I make a fresh clone with CCC. I also make a screen shot of my current apps and print out. I go through the list and mark off all the apps I don’t want to install. Then I start installing most important ones, etc. I use the clone for moving my documents and occasionally for some settings that I might need for a specific app. Also, if you have any apps, such as iMazing, that wants you to “unregister” (don’t remember the correct term), do that before you nuke your old Mac. I always forget to do this and I have to email iMazing to get them to reset.
I did a clean install on the transition 11 → 12. I considered a clean install for 12 → 13. But, I realized that I would have to dig through the Library folder to transfer settings. So I did not do a clean install.
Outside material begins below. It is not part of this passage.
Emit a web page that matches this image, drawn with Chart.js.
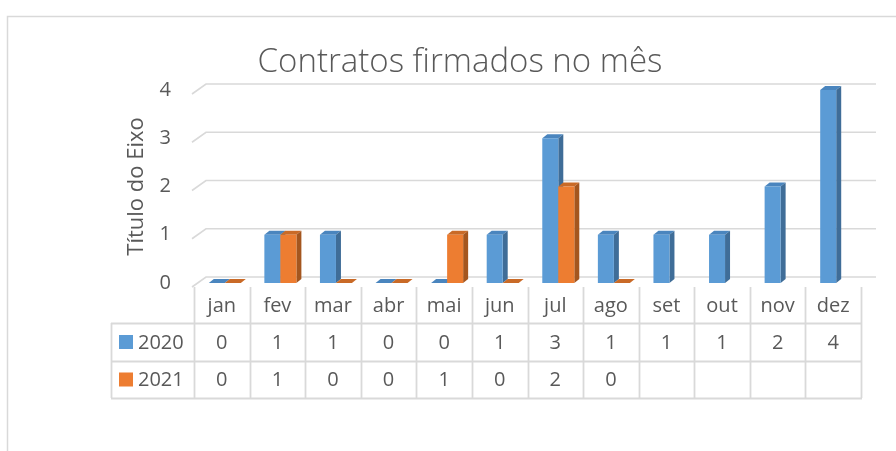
<!DOCTYPE html>
<html>
<head>
<meta charset="utf-8">
<script src="https://cdn.jsdelivr.net/npm/chart.js@4.4.1/dist/chart.umd.min.js"></script>
<style>
html,body{margin:0;padding:0;background:#fff;overflow:hidden;}
#wrap{position:relative;width:896px;height:451px;}
</style>
</head>
<body>
<div id="wrap"><canvas id="c" width="896" height="451"></canvas></div>
<script>
const categories = ['jan','fev','mar','abr','mai','jun','jul','ago','set','out','nov','dez'];
const series2020 = [0,1,1,0,0,1,3,1,1,1,2,4];
const series2021 = [0,1,0,0,1,0,2,0,null,null,null,null];
const seriesNames = ['2020','2021'];
const yTicks = [0,1,2,3,4];
const chartTitle = 'Contratos firmados no mês';
const yTitle = 'Título do Eixo';

const FRONT = ['#5B9BD5','#ED7D31'];
const SIDE = ['#3F6D98','#A4561F'];
const TOP = ['#4A85BE','#C96A27'];
const GRID = '#D9D9D9';
const TXT = '#595959';
const FONT = '"Open Sans", "Liberation Sans", sans-serif';

const threeD = {
  id: 'threeD',
  beforeDraw(chart) {
    const ctx = chart.ctx;
    ctx.save();
    ctx.strokeStyle = GRID;
    ctx.lineWidth = 1.5;
    ctx.beginPath();
    ctx.moveTo(7.5, 451);
    ctx.lineTo(7.5, 16.5);
    ctx.lineTo(896, 16.5);
    ctx.stroke();
    ctx.restore();
  },
  beforeDatasetsDraw(chart) {
    const ctx = chart.ctx, y = chart.scales.y, a = chart.chartArea;
    ctx.save();
    ctx.strokeStyle = GRID;
    ctx.lineWidth = 1.6;
    yTicks.forEach(v => {
      const py = y.getPixelForValue(v);
      ctx.beginPath();
      ctx.moveTo(a.left - 2, py + 4);
      ctx.lineTo(a.left + 12, py - 6);
      ctx.lineTo(a.right + 15, py - 6);
      ctx.stroke();
    });
    ctx.restore();
  },
  afterDatasetsDraw(chart) {
    const ctx = chart.ctx;
    const dx = 5, dy = 4, shift = 3;
    ctx.save();
    for (let i = 0; i < categories.length; i++) {
      for (let d = 0; d < chart.data.datasets.length; d++) {
        const val = chart.data.datasets[d].data[i];
        if (val === null || val === undefined) continue;
        const el = chart.getDatasetMeta(d).data[i];
        const l = el.x - el.width / 2 + shift, r = el.x + el.width / 2 + shift;
        const t = el.y, b = el.base;
        ctx.fillStyle = TOP[d];
        ctx.beginPath();
        ctx.moveTo(l, t); ctx.lineTo(l + dx, t - dy); ctx.lineTo(r + dx, t - dy); ctx.lineTo(r, t);
        ctx.closePath(); ctx.fill();
        if (b - t > 0.5) {
          ctx.fillStyle = SIDE[d];
          ctx.beginPath();
          ctx.moveTo(r, t); ctx.lineTo(r + dx, t - dy); ctx.lineTo(r + dx, b - dy); ctx.lineTo(r, b);
          ctx.closePath(); ctx.fill();
          ctx.fillStyle = FRONT[d];
          ctx.fillRect(l, t, r - l, b - t);
        }
      }
    }
    ctx.restore();
  },
  afterDraw(chart) {
    const ctx = chart.ctx, x = chart.scales.x, a = chart.chartArea;
    const n = categories.length;
    const cw = (a.right - a.left) / n;
    const rowTop = 287, r1 = 323, r2 = 361, r3 = 398, legL = 111;
    ctx.save();
    ctx.strokeStyle = GRID;
    ctx.lineWidth = 1.8;
    for (let i = 0; i <= n; i++) {
      const px = Math.round(a.left + i * cw) + 0.5;
      ctx.beginPath();
      ctx.moveTo(px, rowTop);
      ctx.lineTo(px, r3);
      ctx.stroke();
    }
    ctx.beginPath(); ctx.moveTo(legL + 0.5, r1); ctx.lineTo(legL + 0.5, r3); ctx.stroke();
    [r1, r2, r3].forEach(ry => {
      ctx.beginPath(); ctx.moveTo(legL, ry + 0.5); ctx.lineTo(a.right + 1, ry + 0.5); ctx.stroke();
    });
    ctx.fillStyle = TXT;
    ctx.font = '20px ' + FONT;
    ctx.textAlign = 'center';
    ctx.textBaseline = 'middle';
    const rows = [series2020, series2021];
    for (let i = 0; i < n; i++) {
      const cx = x.getPixelForValue(i);
      ctx.fillText(categories[i], cx, (rowTop + r1) / 2 + 1);
      rows.forEach((arr, k) => {
        const v = arr[i];
        if (v === null || v === undefined) return;
        const ry = k === 0 ? (r1 + r2) / 2 : (r2 + r3) / 2;
        ctx.fillText(String(v), cx, ry + 1);
      });
    }
    ctx.textAlign = 'left';
    seriesNames.forEach((nm, k) => {
      const ry = k === 0 ? (r1 + r2) / 2 : (r2 + r3) / 2;
      ctx.fillStyle = FRONT[k];
      ctx.fillRect(119, ry - 7, 14, 14);
      ctx.fillStyle = TXT;
      ctx.fillText(nm, 138, ry + 1);
    });
    ctx.restore();
  }
};

new Chart(document.getElementById('c'), {
  type: 'bar',
  data: {
    labels: categories,
    datasets: [
      { label: seriesNames[0], data: series2020, backgroundColor: 'rgba(0,0,0,0)' },
      { label: seriesNames[1], data: series2021, backgroundColor: 'rgba(0,0,0,0)' }
    ]
  },
  options: {
    responsive: false,
    animation: false,
    events: [],
    layout: { padding: { left: 59, right: 35, top: 0, bottom: 168 } },
    categoryPercentage: 0.576,
    barPercentage: 1.0,
    plugins: {
      legend: { display: false },
      tooltip: { enabled: false },
      title: {
        display: true,
        text: chartTitle,
        color: TXT,
        font: { family: FONT, size: 33, weight: '300', lineHeight: 1.2 },
        padding: { top: 43, bottom: 7.4 }
      }
    },
    scales: {
      x: { display: false },
      y: {
        min: 0, max: 4,
        afterFit(scale) { scale.width = 135; },
        grid: { display: false, drawTicks: false },
        border: { display: false },
        ticks: { stepSize: 1, color: TXT, font: { family: FONT, size: 20 }, padding: 23 },
        title: {
          display: true, text: yTitle, color: TXT,
          font: { family: FONT, size: 22 },
          padding: { top: 65, bottom: 0 }
        }
      }
    }
  },
  plugins: [threeD]
});
</script>
</body>
</html>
I am no longer so demanding that every app must re-earn its right to be on my machine at a new OS update. I’ve settled my peace with the dust bunny apps that sit in the corner of my Applications folder, occasionally reminding me that I might have had an idea about using them for something. At some threshold, I just remove them.
I do not hear anymore the drumbeat that doing a fresh install has any overriding merit in its own right. Perhaps in the past. But certainly, if your machine is taking occasional nose dives on one app or another, a clean install might wipe out residual conflicts.
Ultimately, sans an absolute reason to do so, the decision seems to be a balance between what you can gain (a computer with all your apps and documents freshly repackaged) and what you will have to invest (time and focus to reinstall all your apps and documents back identically to their previous states).
One thing that made my last clean install fairly simple was leveraging Homebrew’s bundle function. Most of my apps can be installed via Homebrew so I used that tool to extract a list, prune it down for things I was no longer using, and then run the same bundle on the new machine.
Casey Liss describes the process nicely here though I would check for updated documentation.
I personally felt the clean install was a good idea because my last machine was an Intel based machine and my new one was Apple Silicon. I didn’t want unnecessary Intel binaries being ported over.